At this time of year, many people feel pressure to perform connection. To be cheerful, generous, present, while internally running on empty. True kindness, however, is not performative. It is rooted in self-regulation. When we slow down enough to listen to our internal state, we create the conditions for genuine presence. And from that place, something else becomes available; the state of flow.
Flow is not about productivity hacks or peak performance. Neurologically, it arises when challenge and capacity are in balance, when the nervous system feels safe enough to engage fully. In moments of flow, whether in conversation, creativity, or quiet reflection, time softens, self-consciousness fades and meaning deepens. These states are not indulgent, they're wonderfully restorative. They recalibrate the brain and allow integration after long periods of effort.
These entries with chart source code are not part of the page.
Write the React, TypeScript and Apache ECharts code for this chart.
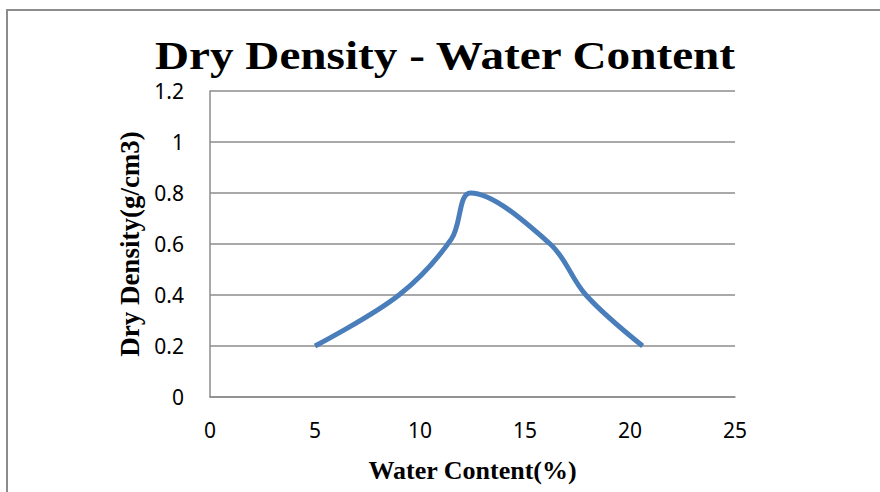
import React, { useEffect, useRef } from "react";
import * as echarts from "echarts";

const titleText = "Dry Density - Water Content";
const xAxisName = "Water Content(%)";
const yAxisName = "Dry Density(g/cm3)";
const waterContent = [5, 9, 11.5, 12.4, 16.2, 17.9, 20.6];
const dryDensity = [0.2, 0.4, 0.62, 0.8, 0.6, 0.4, 0.2];

export default function App() {
  const ref = useRef<HTMLDivElement>(null);
  useEffect(() => {
    if (!ref.current) return;
    const chart = echarts.init(ref.current, undefined, { renderer: "svg" });
    const gray = "#8c8c8c";
    chart.setOption({
      animation: false,
      backgroundColor: "#ffffff",
      graphic: [
        {
          type: "rect",
          shape: { x: 7, y: 10, width: 900, height: 520 },
          style: { fill: "none", stroke: gray, lineWidth: 2 },
          silent: true,
        },
        {
          type: "text",
          x: 445,
          y: 55,
          scaleX: 1.18,
          style: {
            text: titleText,
            x: 0,
            y: 0,
            align: "center",
            verticalAlign: "middle",
            font: "bold 40px 'Liberation Serif', 'Times New Roman', serif",
            fill: "#000000",
          },
        },
      ],
      grid: { left: 210, right: 145, top: 91, bottom: 95 },
      xAxis: {
        type: "value",
        min: 0,
        max: 25,
        interval: 5,
        name: xAxisName,
        nameLocation: "middle",
        nameGap: 60,
        nameTextStyle: {
          fontFamily: "'Liberation Serif', serif",
          fontWeight: "bold",
          fontSize: 26,
          color: "#000",
        },
        axisLine: { show: true, lineStyle: { color: gray, width: 1.5 } },
        axisTick: { show: false },
        splitLine: { show: false },
        axisLabel: {
          fontFamily: "'Noto Sans', sans-serif",
          fontSize: 21,
          color: "#000",
          margin: 22,
        },
      },
      yAxis: {
        type: "value",
        min: 0,
        max: 1.2,
        interval: 0.2,
        name: yAxisName,
        nameLocation: "middle",
        nameGap: 62,
        nameTextStyle: {
          fontFamily: "'Liberation Serif', serif",
          fontWeight: "bold",
          fontSize: 27,
          color: "#000",
        },
        axisLine: { show: true, lineStyle: { color: gray, width: 1.5 } },
        axisTick: { show: false },
        splitLine: { show: true, lineStyle: { color: gray, width: 1.5 } },
        axisLabel: {
          fontFamily: "'Noto Sans', sans-serif",
          fontSize: 21,
          color: "#000",
          margin: 26,
          formatter: (v: number) => String(Math.round(v * 10) / 10),
        },
      },
      series: [
        {
          type: "line",
          data: waterContent.map((x, i) => [x, dryDensity[i]]),
          smooth: 0.35,
          showSymbol: false,
          symbol: "none",
          lineStyle: { color: "#4a7ebb", width: 5 },
        },
      ],
    });
    return () => chart.dispose();
  }, []);
  return (
    <div
      ref={ref}
      style={{ position: "fixed", left: 0, top: 0, width: 880, height: 492 }}
    />
  );
}
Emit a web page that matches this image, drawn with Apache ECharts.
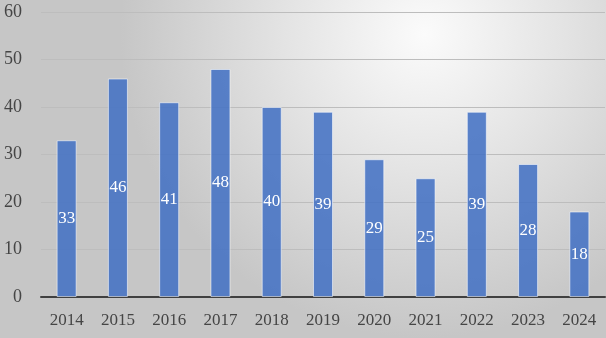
<!DOCTYPE html>
<html><head><meta charset="utf-8">
<script src="https://cdn.jsdelivr.net/npm/echarts@6/dist/echarts.min.js"></script>
<style>html,body{margin:0;padding:0;}#c{width:606px;height:338px;}</style>
</head><body><div id="c"></div>
<script>
const categories = ['2014','2015','2016','2017','2018','2019','2020','2021','2022','2023','2024'];
const values = [33,46,41,48,40,39,29,25,39,28,18];
const yTicks = [0,10,20,30,40,50,60];

const chart = echarts.init(document.getElementById('c'));
chart.setOption({
  animation: false,
  backgroundColor: {
    type: 'radial', x: 0.7, y: 0.1, r: 0.9,
    colorStops: [
      {offset: 0, color: '#fbfbfb'},
      {offset: 0.45, color: '#e4e4e4'},
      {offset: 1, color: '#c6c6c6'}
    ]
  },
  grid: {left: 41, right: 1, top: 12, bottom: 41, containLabel: false},
  xAxis: {
    type: 'category', data: categories,
    axisLine: {lineStyle: {color: '#404040', width: 2}},
    axisTick: {show: false},
    axisLabel: {color: '#454545', fontFamily: 'Liberation Serif', fontSize: 17, margin: 15}
  },
  yAxis: {
    type: 'value', min: yTicks[0], max: yTicks[yTicks.length-1], interval: 10,
    axisLine: {show: false}, axisTick: {show: false},
    axisLabel: {color: '#454545', fontFamily: 'Liberation Serif', fontSize: 18, margin: 19},
    splitLine: {lineStyle: {color: '#bdbdbd', width: 1}}
  },
  series: [{
    type: 'bar', data: values, barWidth: 20,
    itemStyle: {color: 'rgba(68,114,196,0.88)', borderColor: 'rgba(255,255,255,0.55)', borderWidth: 1},
    label: {show: true, position: 'inside', color: '#ffffff', fontFamily: 'Liberation Serif', fontSize: 17}
  }]
});
</script></body></html>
Kindness supports flow by reducing internal threat. When we treat ourselves with patience rather than criticism, the brain no longer needs to stay on high alert. This is why small, mindful acts (a slower walk, a thoughtful conversation, doing one thing at a time) can feel disproportionately nourishing. They signal safety. And safety is the gateway to clarity.
So as the year closes, kindness may be one of the most strategic choices we can make.